Just maybe not this generation. The SCMP:
Hong Kong might be "hosting" the equestrian events at the 2008 Beijing Olympic Games, but they have been told unequivocally by Chinese officials that none of the six wild cards normally available to the host city will be given to local riders.

"The equestrian events are part of the Beijing Olympics and it is not Hong Kong's. I don't think any wild card will be given to Hong Kong riders," said Yu Zaiqing, executive vice-president of the Beijing Organising Committee for the 2008 Olympic Games yesterday.

You see, Hong Kong's part of the Motherland...except when it's not.

Amidsts yesterday's post on Hong Kong's Olympian burden I mentioned the expected 35,000 arrivals due to the even are paltry. To put it in context, in May Hong Kong had 1.821 million tourist arrivals. And Jake van der Kamp, in his piece (see below the jump) on the issue today, points out that the average tourist expenditure is about $4,200, meaning these extra tourists bring in $134.4 million, not the Government's $350 million. Unless of course these Olympian visitors are big spenders...which isn't out of the question.

On a related matter, the city is all over the controversial dumping of RTHK's live broadcasts of horse racing. No one is asking the real question - why does Hong Kong (or any place) have a public broadcaster? It doesn't.

One world, one nightmare - our very own Olympian squanderfest - Jake van der Kamp (SCMP)

So a city that takes an interest in horses only to the extent of how much money can be bet on how fast they run, and does not indulge in this pastime in the summer as it recognises that even horses can get heat stroke, is now expected to go ga-ga over how prettily horses can jump fences during the middle of a summer heat wave.

I think I do indeed hear a resounding echo. It is the one that Mr Tsang himself sounded recently by objecting, on moral grounds, to the live broadcasting of horse-racing by the government's own broadcaster, RTHK.

Too bad. Gambling on horses may be a repugnant business to him (although he does not seem averse to the money it brings into government coffers), but it could offer a way for the Jockey Club to recoup some its costs for hosting the 2008 Olympic equestrian events.

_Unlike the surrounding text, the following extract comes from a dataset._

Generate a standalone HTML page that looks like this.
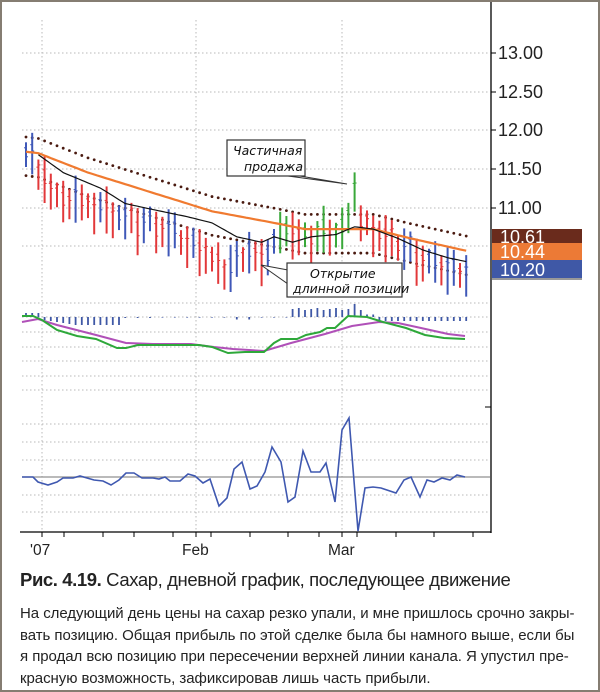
<!DOCTYPE html>
<html><head><meta charset="utf-8">
<style>
html,body{margin:0;padding:0;background:#fff;}
#wrap{position:relative;width:596px;height:688px;border:2px solid #857d72;overflow:hidden;background:#fff;}
svg{position:absolute;left:-2px;top:-2px;}
.cap{position:absolute;left:18px;font-family:"Liberation Sans","DejaVu Sans",sans-serif;color:#222;white-space:nowrap;}
</style></head><body>
<div id="wrap">
<svg id="s" width="600" height="692" xmlns="http://www.w3.org/2000/svg"></svg>
<div class="cap" style="top:567px;font-size:18.5px;letter-spacing:-0.4px;"><b>Рис. 4.19.</b> Сахар, дневной график, последующее движение</div>
<div class="cap" style="top:601px;font-size:15px;line-height:21.5px;letter-spacing:-0.05px;">На следующий день цены на сахар резко упали, и мне пришлось срочно закры-<br>вать позицию. Общая прибыль по этой сделке была бы намного выше, если бы<br>я продал всю позицию при пересечении верхней линии канала. Я упустил пре-<br>красную возможность, зафиксировав лишь часть прибыли.</div>
</div>
<script>
var s=document.getElementById('s'),h='';
function Y(p){return 130+(12-p)*77.4;}
function X(i){return 26+i*6.2;}
var g='stroke="#b8b8b8" stroke-width="1" stroke-dasharray="1.5,2.5"';
[53,92,130,169,208,246].forEach(function(y){h+='<line x1="22" x2="490" y1="'+y+'" y2="'+y+'" '+g+'/>';});
[303,317,332,347,361,376,390,424,442,460,495,512].forEach(function(y){h+='<line x1="22" x2="490" y1="'+y+'" y2="'+y+'" '+g+'/>';});
[42,196,342].forEach(function(x){h+='<line x1="'+x+'" x2="'+x+'" y1="20" y2="532" '+g+'/>';});
h+='<line x1="22" x2="490" y1="477" y2="477" stroke="#909090" stroke-width="1.3"/>';
h+='<line x1="491" x2="491" y1="0" y2="533" stroke="#000" stroke-width="1.3"/>';
h+='<line x1="20" x2="491" y1="532" y2="532" stroke="#000" stroke-width="1.3"/>';
h+='<line x1="485" x2="491" y1="407" y2="407" stroke="#000"/>';
[42,64,103,134,173,196,211,250,288,319,342,357,396,434,473].forEach(function(x){h+='<line x1="'+x+'" x2="'+x+'" y1="532" y2="537" stroke="#000"/>';});
[['13.00',53],['12.50',92],['12.00',130],['11.50',169],['11.00',208]].forEach(function(a){h+='<line x1="491" x2="496" y1="'+a[1]+'" y2="'+a[1]+'" stroke="#000"/><text x="498" y="'+(a[1]+6)+'" font-family="Liberation Sans,sans-serif" font-size="18" fill="#222">'+a[0]+'</text>';});
h+='<rect x="492" y="229" width="90" height="14" fill="#6a2b1c"/><text x="500" y="243" font-family="Liberation Sans,sans-serif" font-size="18" fill="#fff">10.61</text>';
h+='<rect x="492" y="243" width="90" height="17" fill="#ec7a36"/><text x="500" y="258" font-family="Liberation Sans,sans-serif" font-size="18" fill="#fff">10.44</text>';
h+='<rect x="492" y="260" width="90" height="18" fill="#3f58a6"/><text x="500" y="276" font-family="Liberation Sans,sans-serif" font-size="18" fill="#fff">10.20</text>';
h+='<line x1="492" x2="582" y1="279" y2="279" stroke="#333"/>';
[["'07",30],['Feb',182],['Mar',328]].forEach(function(a){h+='<text x="'+a[1]+'" y="555" font-family="Liberation Sans,sans-serif" font-size="15.5" fill="#222">'+a[0]+'</text>';});
var K=[[0,11.78],[1,11.78],[2,11.45],[4,11.3],[6,11.1],[8,11.2],[10,11.0],[12,11.05],[14,10.95],[16,10.9],[18,10.8],[20,10.85],[22,10.75],[24,10.7],[26,10.55],[28,10.55],[30,10.35],[32,10.22],[34,10.35],[36,10.5],[38,10.3],[40,10.6],[42,10.8],[44,10.65],[46,10.6],[48,10.75],[50,10.7],[52,10.85],[53,11.3],[54,10.85],[56,10.75],[58,10.65],[60,10.55],[62,10.5],[64,10.35],[66,10.3],[68,10.25],[70,10.22],[71,10.2]];
function interp(K,i){for(var k=0;k<K.length-1;k++){if(i>=K[k][0]&&i<=K[k+1][0]){var t=(i-K[k][0])/(K[k+1][0]-K[k][0]);return K[k][1]+t*(K[k+1][1]-K[k][1]);}}return K[K.length-1][1];}
var mid=[];for(var i=0;i<72;i++){mid.push(interp(K,i)+((i*37)%7-3)*0.02);}
var emaK=[[0,11.72],[2,11.7],[10,11.45],[20,11.2],[30,10.95],[40,10.8],[45,10.72],[53,10.72],[56,10.72],[62,10.6],[71,10.44]];
var blK=[[2,11.68],[6,11.45],[12,11.25],[16,11.05],[20,10.98],[26,10.88],[30,10.8],[34,10.62],[38,10.55],[40,10.62],[43,10.55],[46,10.62],[50,10.65],[53,10.75],[56,10.72],[60,10.6],[64,10.45],[68,10.35],[71,10.3]];
function line(K,c,w){var d='';for(var i=K[0][0];i<=K[K.length-1][0];i+=0.5){d+=(d?'L':'M')+X(i).toFixed(1)+','+Y(interp(K,i)).toFixed(1);}return '<path d="'+d+'" fill="none" stroke="'+c+'" stroke-width="'+w+'"/>';}
for(var i=0;i<72;i++){var e=interp(emaK,i);h+='<circle cx="'+X(i)+'" cy="'+Y(e+0.19)+'" r="1.4" fill="#4a1a10"/><circle cx="'+X(i)+'" cy="'+Y(e-0.31)+'" r="1.4" fill="#4a1a10"/>';}
for(var i=0;i<72;i++){var m=mid[i],r=0.22+((i*13)%5)*0.05;if(i==53)r=0.35;
 var c=(i>0&&m<mid[i-1])?'#e2383a':'#3f58b8';if(i>=41&&i<=53&&m>=mid[i-1])c='#3aa83a';if(i==53)c='#3aa83a';
 var hi=m+r*0.55,lo=m-r*0.9,x=X(i),cl=m-r*0.3+((i*7)%3)*0.08;
 h+='<line x1="'+x+'" x2="'+x+'" y1="'+Y(hi)+'" y2="'+Y(lo)+'" stroke="'+c+'" stroke-width="2"/>';
 h+='<line x1="'+(x-2)+'" x2="'+x+'" y1="'+Y(m+0.05)+'" y2="'+Y(m+0.05)+'" stroke="'+c+'" stroke-width="1"/><line x1="'+x+'" x2="'+(x+2)+'" y1="'+Y(cl)+'" y2="'+Y(cl)+'" stroke="'+c+'" stroke-width="1"/>';}
h+=line(emaK,'#f07a30',2.2);
h+=line(blK,'#111',1.2);
for(var i=0;i<72;i++){var v;var x=X(i);
 if(i<3)v=-4;else if(i<16)v=3+Math.min(i-3,5)*1;else if(i<22)v=1;else if(i<33)v=0.6;else if(i<38)v=2.5;else if(i<43)v=0.6;else if(i<55)v=-(7+(i%3)+(i==53?4:0));else if(i<57)v=-2.5;else v=4;
 if(i>=16&&i<43&&i%2)continue;
 h+='<line x1="'+x+'" x2="'+x+'" y1="317" y2="'+(317+v)+'" stroke="#3f58a6" stroke-width="1.8"/>';}
function poly(p,c,w){return '<polyline points="'+p+'" fill="none" stroke="'+c+'" stroke-width="'+w+'"/>';}
h+=poly('22,322 38,319 57,325 96,335 126,343 153,344 191,344 214,347 233,349 264,351 291,343 325,334 352,326 379,322 398,323 421,328 448,334 465,336','#b050b8',2);
h+=poly('22,316 33,316 42,320 57,330 77,336 96,339 117,348 126,348 138,345 172,345 199,345 212,347 228,353 245,352 264,352 274,343 281,339 297,339 306,335 320,332 327,328 335,328 348,316 367,317 383,322 406,328 425,335 444,338 465,339','#2ea83a',2);
h+=poly('22,477 33,477 38,482 48,485 57,482 63,478 73,478 80,476 94,480 103,481 111,485 119,480 126,473 134,473 142,478 153,478 159,479 165,477 170,481 180,481 188,474 195,476 203,483 210,479 219,506 227,498 234,469 242,462 250,489 257,486 265,472 272,447 281,462 288,502 295,497 303,451 311,472 320,472 326,463 335,502 342,430 349,418 358,531 365,488 373,487 381,488 396,493 404,480 411,477 420,497 427,480 434,482 442,478 450,480 457,475 465,477','#3f58b0',1.6);
var af='font-family="DejaVu Sans,Liberation Sans,sans-serif" font-style="italic" font-size="12.5" fill="#111"';
h+='<polygon points="288,176 347,184 300,176" fill="#fff" stroke="#333"/>';
h+='<rect x="227" y="140" width="78" height="36" fill="#fff" stroke="#333" stroke-width="1.2"/>';
h+='<text x="233" y="155" '+af+'>Частичная</text><text x="244" y="171" '+af+'>продажа</text>';
h+='<polygon points="288,270 261,265 288,284" fill="#fff" stroke="#333"/>';
h+='<rect x="287" y="263" width="115" height="34" fill="#fff" stroke="#333" stroke-width="1.2"/>';
h+='<text x="310" y="278" '+af+'>Открытие</text><text x="293" y="293" '+af+'>длинной позиции</text>';
s.innerHTML=h;
</script>
</body></html>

The Olympics have gold, silver and bronze, and the Jockey Club has win, place and show. What is more, there will be six of each medal in these events and that would allow the Jockey Club to use its betting machinery to give us the exotic bets too - tierce, quinella and the works.

Just think of it, extra income for very little effort, and an excellent way of interesting the punters in all the other things horses can do, such as pirouette, tempi and piaffe (apparently ... but don't ask me). Surely, you can still permit RTHK that series of broadcasts, Donald?

I mention this because the usual government hoopla we get to justify big shows has it on this occasion that 32,000 people will come here for these equestrian events - and spend $350 million.

I wonder about that dollar figure, as the average amount spent by a visitor here last year was about $4,200, and if I multiply that by 32,000, I get $135 million, not $350 million, while the estimated figure for the total cost has already hit $1.2 billion.

I suppose it is possible that these visitors could spend more. Then again they could also spend less. They will not be shoppers and most of what they spend on the show will go right back to the Olympic movement, not to Hong Kong.

Perhaps there will also be some money from the television rights in that $350 million figure, after the International Olympic Committee has taken its lion's share. But tell me how often you found yourself glued to your television set to watch horses jump fences. There will be a lot more happening in Beijing at the time, and advertisers know it.

Not to worry, though. We have been assured that the public purse will not put up money for these events. The Jockey Club will find the money itself.

You may have heard that line before, most recently in how the big cultural palaces and the fancy glass roof at the West Kowloon reclamation will cost us nothing, just a few property rights - a mere bagatelle.

In this case, I gather that the Jockey Club wants rights to the land presently occupied by the Sports Institute, next to the Sha Tin racetrack, plus - and here I am guessing - favourable treatment in renegotiating the betting duties it pays the government. That package could be worth more than $1.2 billion and in the end it would come out of our pockets.

But these are trifling matters. My biggest quibble with Mr Tsang's enthusiasm is that "one world, one dream" slogan. Where the prosperity of any country that has anything to do with the Olympics is concerned, that dream is more of a nightmare. Just ask the Greeks, who are now experiencing their own Olympic aftermath.

I am told that Sydney did well out of the Olympics, and perhaps Atlanta did too, but I have never seen the full accounting presented. Mostly, the Olympics boosters still measure that putative success only in such intangibles as civic pride and international profile.

Well, let us ask Athens, Seoul, Moscow and Montreal about international profile. They certainly raised theirs with the Olympics. They became bywords for massive squandering of money, the effects of which will stay or have stayed with them for years. Beijing in 2008 looks set to add its name to the list.

Let's get it straight. Hosting the Olympics is tantamount to breaking a mirror at midnight while walking under a ladder with a black cat crossing your path. Governments toss all prudence and common sense out the window when the Olympic dream starts to shine in their eyes. Some dream.

Fortunately, we will be doing it only in a small way. Let us be grateful for small mercies.